Request
The answer is one number: how many lines in the data below hold "chart".

** Begin **

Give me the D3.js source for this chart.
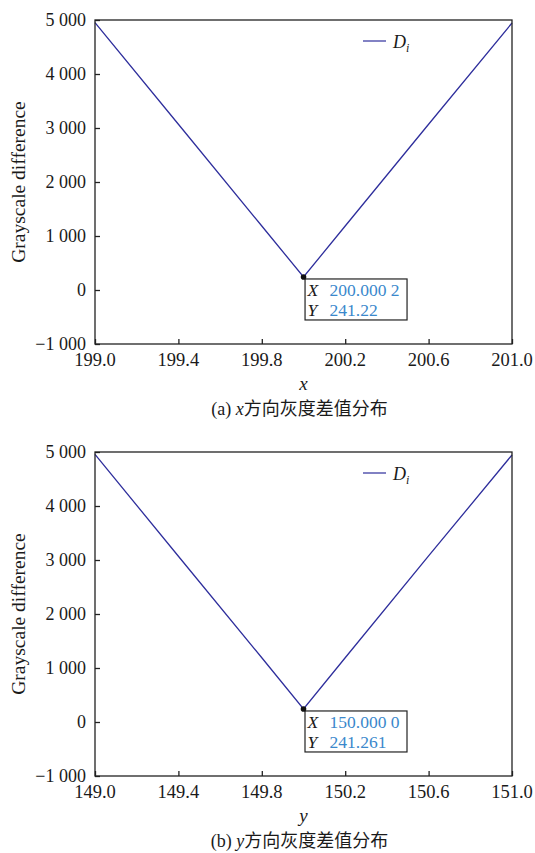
<!DOCTYPE html>
<html>
<head>
<meta charset="utf-8">
<script src="https://cdn.jsdelivr.net/npm/d3@7"></script>
<style>
  html, body { margin: 0; padding: 0; background: #fff; }
  svg { display: block; }
  text { font-family: "Liberation Serif", "Times New Roman", "Noto Sans CJK SC", serif; fill: #1a1a1a; }
</style>
</head>
<body>
<svg id="chart" width="535" height="853"></svg>
<script>
// Grayscale difference along the x direction
const xPositions = [199.0, 199.4, 199.8, 200.0002, 200.2, 200.6, 201.0];
const xDiffs     = [4950, 3070, 1185, 241.22, 1185, 3070, 4945];
const xTicks     = [199.0, 199.4, 199.8, 200.2, 200.6, 201.0];
const xMin       = { pos: 200.0002, value: 241.22, posLabel: "200.000 2", valueLabel: "241.22" };

// Grayscale difference along the y direction
const yPositions = [149.0, 149.4, 149.8, 150.0, 150.2, 150.6, 151.0];
const yDiffs     = [4955, 3070, 1190, 241.261, 1190, 3075, 4945];
const yTicks     = [149.0, 149.4, 149.8, 150.2, 150.6, 151.0];
const yMin       = { pos: 150.0, value: 241.261, posLabel: "150.000 0", valueLabel: "241.261" };

const valueTicks = [-1000, 0, 1000, 2000, 3000, 4000, 5000];
const valueDomain = [-1000, 5000];

const LINE_COLOR = "#2e2e9c";
const TIP_COLOR = "#3a88cc";
const svg = d3.select("#chart");

const locale = d3.formatLocale({ decimal: ".", thousands: "\u2009", grouping: [3], currency: ["", ""], minus: "\u2212" });
const fmtValue = v => locale.format(",")(v).replace("\u2009", " ");
const fmtPos = d3.format(".1f");

function panel(cfg) {
  const left = 95, right = 512, top = cfg.top, bottom = cfg.top + 324;
  const g = svg.append("g");

  const x = d3.scaleLinear().domain(cfg.domain).range([left, right]);
  const y = d3.scaleLinear().domain(valueDomain).range([bottom, top]);

  // inward ticks on left and bottom
  const yAxis = d3.axisRight(y).tickValues(valueTicks).tickSize(5).tickFormat("");
  g.append("g").attr("transform", `translate(${left},0)`).call(yAxis)
    .call(s => s.select(".domain").remove())
    .call(s => s.selectAll("line").attr("stroke", "#222").attr("stroke-width", 1.3));
  const xAxis = d3.axisTop(x).tickValues(cfg.ticks).tickSize(5).tickFormat("");
  g.append("g").attr("transform", `translate(0,${bottom})`).call(xAxis)
    .call(s => s.select(".domain").remove())
    .call(s => s.selectAll("line").attr("stroke", "#222").attr("stroke-width", 1.3));

  // tick labels
  g.selectAll(".ylab").data(valueTicks).join("text")
    .attr("x", left - 9).attr("y", d => y(d)).attr("dy", "0.34em")
    .attr("text-anchor", "end").attr("font-size", 18)
    .text(fmtValue);
  g.selectAll(".xlab").data(cfg.ticks).join("text")
    .attr("x", d => x(d)).attr("y", bottom + 22)
    .attr("text-anchor", "middle").attr("font-size", 18.5)
    .text(fmtPos);

  // line
  const pts = cfg.positions.map((p, i) => [p, cfg.diffs[i]]);
  g.append("path").datum(pts)
    .attr("fill", "none").attr("stroke", LINE_COLOR).attr("stroke-width", 1.3)
    .attr("d", d3.line().x(d => x(d[0])).y(d => y(d[1])));

  // frame
  g.append("rect").attr("x", left).attr("y", top).attr("width", right - left).attr("height", bottom - top)
    .attr("fill", "none").attr("stroke", "#222").attr("stroke-width", 1.3);

  // legend
  g.append("line").attr("x1", 363).attr("x2", 386).attr("y1", top + 21).attr("y2", top + 21)
    .attr("stroke", LINE_COLOR).attr("stroke-width", 1.2);
  const lg = g.append("text").attr("x", 393).attr("y", top + 28).attr("font-size", 18).attr("font-style", "italic");
  lg.append("tspan").text("D");
  lg.append("tspan").attr("font-size", 12).attr("dy", 4).text("i");

  // data tip at the minimum
  const mx = x(cfg.min.pos), my = y(cfg.min.value);
  g.append("rect").attr("x", mx + 1.5).attr("y", my + 2).attr("width", 102).attr("height", 41)
    .attr("fill", "#fff").attr("stroke", "#222").attr("stroke-width", 1.2);
  g.append("circle").attr("cx", mx).attr("cy", my).attr("r", 2.8).attr("fill", "#111");
  const rows = [["X", cfg.min.posLabel], ["Y", cfg.min.valueLabel]];
  rows.forEach((r, i) => {
    g.append("text").attr("x", mx + 4).attr("y", my + 19 + i * 20)
      .attr("font-size", 17.5).attr("font-style", "italic").text(r[0]);
    g.append("text").attr("x", mx + 26).attr("y", my + 19 + i * 20)
      .attr("font-size", 17.5).style("fill", TIP_COLOR).text(r[1]);
  });

  // axis titles and caption
  g.append("text").attr("transform", `translate(25,${(top + bottom) / 2}) rotate(-90)`)
    .attr("text-anchor", "middle").attr("font-size", 19.5).text("Grayscale difference");
  g.append("text").attr("x", (left + right) / 2).attr("y", bottom + 46)
    .attr("text-anchor", "middle").attr("font-size", 19).attr("font-style", "italic").text(cfg.axisName);
  const cap = g.append("text").attr("x", (left + right) / 2 - 4).attr("y", bottom + 71)
    .attr("text-anchor", "middle").attr("font-size", 18);
  cap.append("tspan").text(cfg.capPrefix + " ");
  cap.append("tspan").attr("font-style", "italic").text(cfg.axisName);
  cap.append("tspan").text(cfg.capText);
}

panel({ top: 20, domain: [199.0, 201.0], ticks: xTicks, positions: xPositions, diffs: xDiffs,
        min: xMin, axisName: "x", capPrefix: "(a)", capText: "方向灰度差值分布" });
panel({ top: 452, domain: [149.0, 151.0], ticks: yTicks, positions: yPositions, diffs: yDiffs,
        min: yMin, axisName: "y", capPrefix: "(b)", capText: "方向灰度差值分布" });
</script>
</body>
</html>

** End **

Written solution
3